* _Problem requirements_
Restate all the material verbatim, except for the pictures.

* _Given material_
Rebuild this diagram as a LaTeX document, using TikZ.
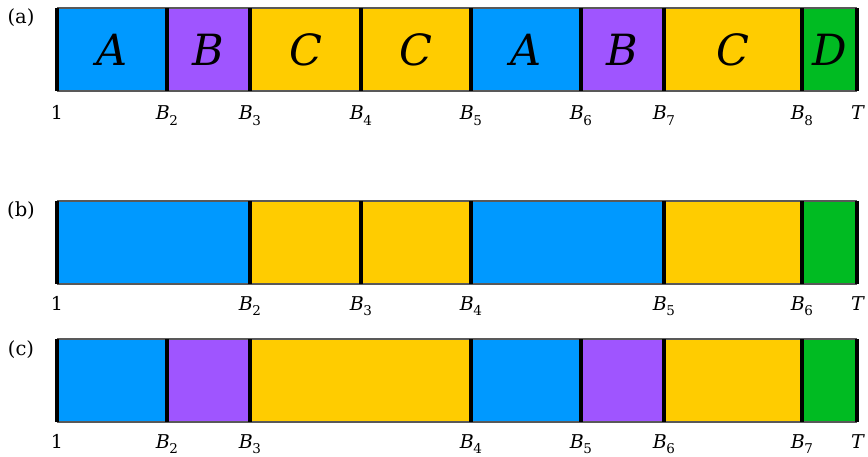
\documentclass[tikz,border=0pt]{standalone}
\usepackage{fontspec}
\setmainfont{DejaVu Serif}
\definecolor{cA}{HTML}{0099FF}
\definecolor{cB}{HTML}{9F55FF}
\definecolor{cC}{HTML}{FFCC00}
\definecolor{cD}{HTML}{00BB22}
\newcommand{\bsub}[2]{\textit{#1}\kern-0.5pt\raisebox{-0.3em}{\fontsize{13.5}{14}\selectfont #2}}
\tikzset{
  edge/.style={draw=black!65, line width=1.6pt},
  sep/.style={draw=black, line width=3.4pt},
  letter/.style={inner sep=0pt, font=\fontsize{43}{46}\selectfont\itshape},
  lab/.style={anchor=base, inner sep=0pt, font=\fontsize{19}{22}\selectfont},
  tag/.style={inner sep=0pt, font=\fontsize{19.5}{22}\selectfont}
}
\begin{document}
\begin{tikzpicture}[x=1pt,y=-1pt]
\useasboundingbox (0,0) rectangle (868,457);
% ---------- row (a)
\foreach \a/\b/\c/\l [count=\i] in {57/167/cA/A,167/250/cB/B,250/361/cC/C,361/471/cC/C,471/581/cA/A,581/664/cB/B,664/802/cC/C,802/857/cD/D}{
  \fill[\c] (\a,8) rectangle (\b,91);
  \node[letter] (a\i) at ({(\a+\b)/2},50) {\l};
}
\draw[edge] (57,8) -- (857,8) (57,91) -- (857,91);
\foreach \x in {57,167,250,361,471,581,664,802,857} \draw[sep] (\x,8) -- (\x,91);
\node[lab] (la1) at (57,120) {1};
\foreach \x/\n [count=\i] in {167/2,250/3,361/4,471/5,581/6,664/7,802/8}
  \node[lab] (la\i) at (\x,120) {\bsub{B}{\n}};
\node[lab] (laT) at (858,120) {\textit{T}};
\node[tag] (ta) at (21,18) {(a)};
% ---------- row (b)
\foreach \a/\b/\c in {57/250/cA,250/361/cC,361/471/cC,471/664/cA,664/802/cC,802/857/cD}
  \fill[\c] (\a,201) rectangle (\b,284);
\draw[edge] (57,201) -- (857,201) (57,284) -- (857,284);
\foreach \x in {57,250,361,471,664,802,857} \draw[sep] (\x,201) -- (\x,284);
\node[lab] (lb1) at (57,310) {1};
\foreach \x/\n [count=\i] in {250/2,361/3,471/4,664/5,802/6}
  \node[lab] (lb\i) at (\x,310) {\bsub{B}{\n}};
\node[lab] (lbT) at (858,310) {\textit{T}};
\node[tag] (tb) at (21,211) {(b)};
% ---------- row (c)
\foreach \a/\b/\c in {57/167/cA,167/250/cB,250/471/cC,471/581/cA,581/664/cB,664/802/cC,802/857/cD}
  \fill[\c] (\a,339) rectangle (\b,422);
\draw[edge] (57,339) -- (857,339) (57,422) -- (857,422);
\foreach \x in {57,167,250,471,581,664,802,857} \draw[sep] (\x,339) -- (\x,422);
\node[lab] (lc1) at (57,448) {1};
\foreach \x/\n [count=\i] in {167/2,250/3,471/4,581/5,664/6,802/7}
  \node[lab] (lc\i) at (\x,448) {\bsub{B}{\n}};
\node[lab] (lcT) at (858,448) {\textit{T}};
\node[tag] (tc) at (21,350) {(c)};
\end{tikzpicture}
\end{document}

* _Right answer_
Rebuild this diagram as a LaTeX document, using TikZ.
\documentclass[tikz,border=0pt]{standalone}
\usepackage{fontspec}
\setmainfont{DejaVu Serif}
\definecolor{cA}{HTML}{0099FF}
\definecolor{cB}{HTML}{9F55FF}
\definecolor{cC}{HTML}{FFCC00}
\definecolor{cD}{HTML}{00BB22}
\newcommand{\bsub}[2]{\textit{#1}\kern-0.5pt\raisebox{-0.3em}{\fontsize{13.5}{14}\selectfont #2}}
\tikzset{
  edge/.style={draw=black!65, line width=1.6pt},
  sep/.style={draw=black, line width=3.4pt},
  letter/.style={inner sep=0pt, font=\fontsize{43}{46}\selectfont\itshape},
  lab/.style={anchor=base, inner sep=0pt, font=\fontsize{19}{22}\selectfont},
  tag/.style={inner sep=0pt, font=\fontsize{19.5}{22}\selectfont}
}
\begin{document}
\begin{tikzpicture}[x=1pt,y=-1pt]
\useasboundingbox (0,0) rectangle (868,457);
% ---------- row (a)
\foreach \a/\b/\c/\l [count=\i] in {57/167/cA/A,167/250/cB/B,250/361/cC/C,361/471/cC/C,471/581/cA/A,581/664/cB/B,664/802/cC/C,802/857/cD/D}{
  \fill[\c] (\a,8) rectangle (\b,91);
  \node[letter] (a\i) at ({(\a+\b)/2},50) {\l};
}
\draw[edge] (57,8) -- (857,8) (57,91) -- (857,91);
\foreach \x in {57,167,250,361,471,581,664,802,857} \draw[sep] (\x,8) -- (\x,91);
\node[lab] (la1) at (57,120) {1};
\foreach \x/\n [count=\i] in {167/2,250/3,361/4,471/5,581/6,664/7,802/8}
  \node[lab] (la\i) at (\x,120) {\bsub{B}{\n}};
\node[lab] (laT) at (858,120) {\textit{T}};
\node[tag] (ta) at (21,18) {(a)};
% ---------- row (b)
\foreach \a/\b/\c in {57/250/cA,250/361/cC,361/471/cC,471/664/cA,664/802/cC,802/857/cD}
  \fill[\c] (\a,201) rectangle (\b,284);
\draw[edge] (57,201) -- (857,201) (57,284) -- (857,284);
\foreach \x in {57,250,361,471,664,802,857} \draw[sep] (\x,201) -- (\x,284);
\node[lab] (lb1) at (57,310) {1};
\foreach \x/\n [count=\i] in {250/2,361/3,471/4,664/5,802/6}
  \node[lab] (lb\i) at (\x,310) {\bsub{B}{\n}};
\node[lab] (lbT) at (858,310) {\textit{T}};
\node[tag] (tb) at (21,211) {(b)};
% ---------- row (c)
\foreach \a/\b/\c in {57/167/cA,167/250/cB,250/471/cC,471/581/cA,581/664/cB,664/802/cC,802/857/cD}
  \fill[\c] (\a,339) rectangle (\b,422);
\draw[edge] (57,339) -- (857,339) (57,422) -- (857,422);
\foreach \x in {57,167,250,471,581,664,802,857} \draw[sep] (\x,339) -- (\x,422);
\node[lab] (lc1) at (57,448) {1};
\foreach \x/\n [count=\i] in {167/2,250/3,471/4,581/5,664/6,802/7}
  \node[lab] (lc\i) at (\x,448) {\bsub{B}{\n}};
\node[lab] (lcT) at (858,448) {\textit{T}};
\node[tag] (tc) at (21,350) {(c)};
\end{tikzpicture}
\end{document}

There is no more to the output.